Spring | 2026
On to the Next Thing
"I know what I want to be in life and how I want people to look up to me. That motivates me."

Cason Newton's name isn't on the record board yet. The plaques take a while to get updated, he says, and he's not in a hurry. He knows what's coming. He broke the Byron High School all-time scoring record for boys basketball this season, along with records for three-pointers in a season, three-pointers in a career, free throws in a game, free throws in a season, and free throws in a career. Six records in total. When the last one fell, he had a quiet conversation with his family, accepted the congratulations, and moved on to the next game.

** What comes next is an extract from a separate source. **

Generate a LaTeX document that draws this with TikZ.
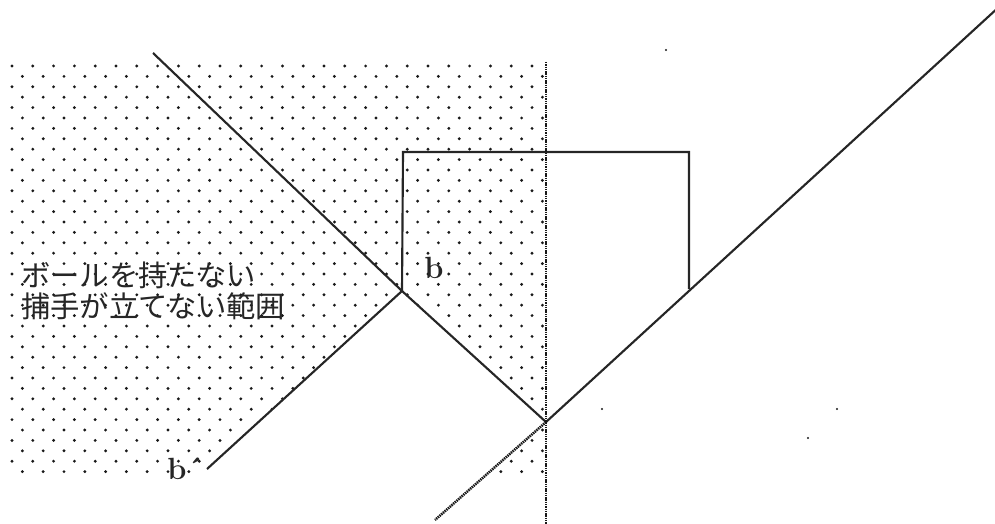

That's kind of how he operates.
A senior and a lifelong Byron resident, Cason has been playing basketball since before he can remember — park district leagues as a kid, travel ball with the Midwest Wildcats out of Rockford in elementary school, middle school teams that went undefeated in his eighth-grade year, and then four years of high school varsity. He plays point guard or shooting guard, whatever the team needs. He's a shooter — the records make that plain — but the number he talks about most isn't his own. His sophomore year, when he was a starter alongside four seniors, the team made it to third place at the state tournament. "That was my favorite year I've ever had," he says.
He beat a record on his way out the door that belonged to a friend — a teammate from that sophomore run. When the scoring record fell, that friend was among the first to tell him to go get it. "It's cool to break his record," Cason says. He means it without any edge. That's the tone of this story: a kid who has accomplished a great deal and carries it lightly.

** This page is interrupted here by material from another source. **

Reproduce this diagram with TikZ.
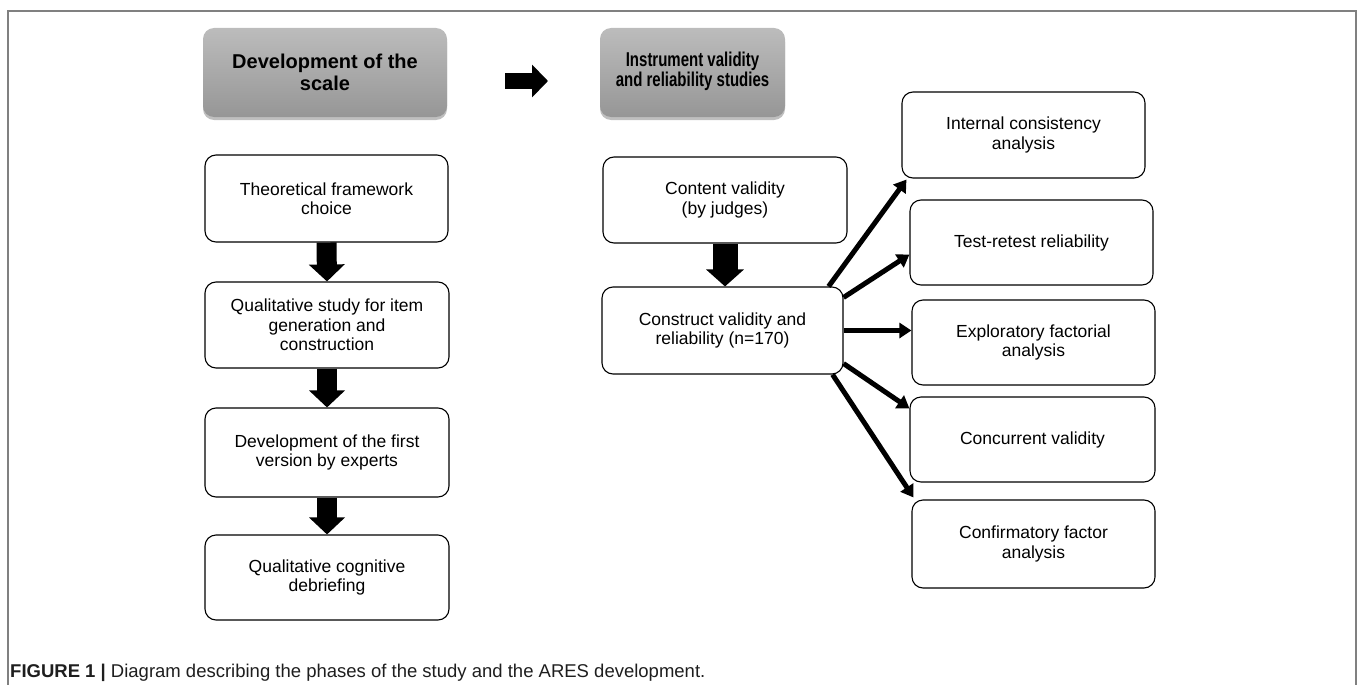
\documentclass[tikz,border=0pt]{standalone}
\usepackage{fontspec}
\setmainfont{Liberation Sans}
\usetikzlibrary{arrows.meta,shadows}
\definecolor{hdrtop}{RGB}{188,188,188}
\definecolor{hdrbot}{RGB}{150,150,150}
\definecolor{framegray}{RGB}{128,128,128}
\definecolor{captext}{RGB}{30,30,30}
\begin{document}
\begin{tikzpicture}[x=1pt,y=-1pt,
  box/.style={draw=black, line width=1.1pt, rounded corners=11pt, fill=white, align=center,
    font=\fontsize{17.5}{19.5}\selectfont, inner sep=0pt},
  hdr/.style={rounded corners=11pt, top color=hdrtop, bottom color=hdrbot, align=center,
    font=\fontsize{20}{22}\selectfont\bfseries, inner sep=0pt,
    drop shadow={shadow xshift=0pt, shadow yshift=-3pt, opacity=0.25, fill=black}},
  blk/.style={line width=20pt, -{Triangle[width=35pt,length=17pt]}},
  fan/.style={line width=5pt, -{Triangle[width=15pt,length=12pt]}}
]
\useasboundingbox (0,0) rectangle (1357,685);
% frame
\draw[framegray, line width=2pt] (8,690) -- (8,10.7) -- (1355.5,10.7) -- (1355.5,690);

% headers
\node[hdr, minimum width=244pt, minimum height=89pt] (h1) at (325,72.5) {Development of the\\scale};
\node[hdr, minimum width=185pt, minimum height=89pt] (h2) at (692.5,72.5)
  {\scalebox{0.75}[1]{\begin{tabular}{@{}c@{}}Instrument validity\\[-2pt]and reliability studies\end{tabular}}};
\coordinate (ba1) at (505,81);
\coordinate (ba2) at (548,81);
\draw[line width=16pt, -{Triangle[width=32pt,length=16pt]}] (ba1) -- (ba2);

% left column
\node[box, minimum width=243pt, minimum height=87pt] (t1) at (326.5,198.5) {Theoretical framework\\choice};
\node[box, minimum width=244pt, minimum height=86pt] (t2) at (327,325) {Qualitative study for item\\generation and\\construction};
\node[box, minimum width=244pt, minimum height=89pt] (t3) at (327,452.5) {Development of the first\\version by experts};
\node[box, minimum width=244pt, minimum height=85pt] (t4) at (327,577.5) {Qualitative cognitive\\debriefing};
\draw[blk] (t1.south) -- (t2.north);
\draw[blk] (t2.south) -- (t3.north);
\draw[blk] (t3.south) -- (t4.north);

% middle column
\node[box, minimum width=244pt, minimum height=86pt] (c1) at (725,200) {Content validity\\(by judges)};
\node[box, minimum width=241pt, minimum height=87pt] (c2) at (722.5,330.5) {Construct validity and\\reliability (n=170)};
\draw[line width=25pt, -{Triangle[width=37pt,length=17pt]}] (c1.south) -- (c1.south |- c2.north);

% right column
\node[box, minimum width=243pt, minimum height=86pt] (r1) at (1023.5,135) {Internal consistency\\analysis};
\node[box, minimum width=243pt, minimum height=85pt] (r2) at (1031.5,242.5) {Test-retest reliability};
\node[box, minimum width=243pt, minimum height=85pt] (r3) at (1033.5,342.5) {Exploratory factorial\\analysis};
\node[box, minimum width=245pt, minimum height=85pt] (r4) at (1032.5,439.5) {Concurrent validity};
\node[box, minimum width=243pt, minimum height=88pt] (r5) at (1033.5,544) {Confirmatory factor\\analysis};

\draw[fan] ([xshift=-15pt]c2.north east) -- ([xshift=5pt,yshift=-1pt]r1.south west);
\draw[fan] ([yshift=-11pt]c2.north east) -- ([yshift=-12pt]r2.west);
\draw[fan] (c2.east) -- (r3.west |- c2.east);
\draw[fan] ([yshift=11pt]c2.south east) -- ([yshift=-12pt]r4.north west);
\draw[fan] ([xshift=-11pt]c2.south east) -- ([xshift=2pt,yshift=2pt]r5.north west);

% caption
\node[anchor=base west, inner sep=0pt, text=captext, font=\fontsize{18.5}{20}\selectfont] (cap) at (10,677.5)
  {\textbf{FIGURE 1 |} Diagram describing the phases of the study and the ARES development.};
\end{tikzpicture}
\end{document}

The all-time scoring mark was beaten by roughly 200 points. He'd had his eye on the free throw records for a while — a couple of those fell last year — and was closing in on the three-point records by the end of this season. He doesn't obsess over the numbers during games. "When you're in it, it doesn't really matter," he says. "But it's kind of something that's in the back of your head after games."
Outside of basketball, Cason played football and baseball growing up, added golf in his sophomore and junior years, and gradually set most of it aside to focus on his real priority. That's not a lament — it was a deliberate choice. He took AP Calculus last year and is in AP Biology now, carries a 3.7 GPA, and is working through college visits this spring. He has Division II and Division III offers and plans to play in college. The school hasn't been decided yet, but the direction is settled: he's going to keep playing. After basketball, he's looking at medicine — pediatrics or physical therapy, something that keeps him working directly with people.
What makes Cason stand out beyond the statistics is something harder to quantify. He plans his days. Not vaguely, not aspirationally — he actually maps out his schedule, setting goals, planning workout sessions, building in time for everything from film study to downtime. He learned it from his parents, he says, who are sharp about time management. But he's also internalized it as his own system. "Without scheduling stuff, I get lazy," he says. "I know what I want to be in life and how I want people to look up to me. That motivates me." It's a striking thing to hear from a 17-year-old, and he delivers it without any self-consciousness.
His balance outside of basketball includes playing guitar, reading his Bible, going to church, and spending time with his family and friends. He describes Byron as the kind of town that shows up — crowds at games, community support that makes competing here feel like something worth doing. "I just think everyone should want to experience something like that," he says, "where they have so much support and just get to meet people every day."
Asked what he'd say to younger kids who might look up to him, he answers without hesitation. "Never stop working through long nights and early mornings. There's always something to come from them." He's been living that way long enough that it doesn't sound like advice. It sounds like an autobiography. His name will be on that board soon enough. Then it's on to the next thing.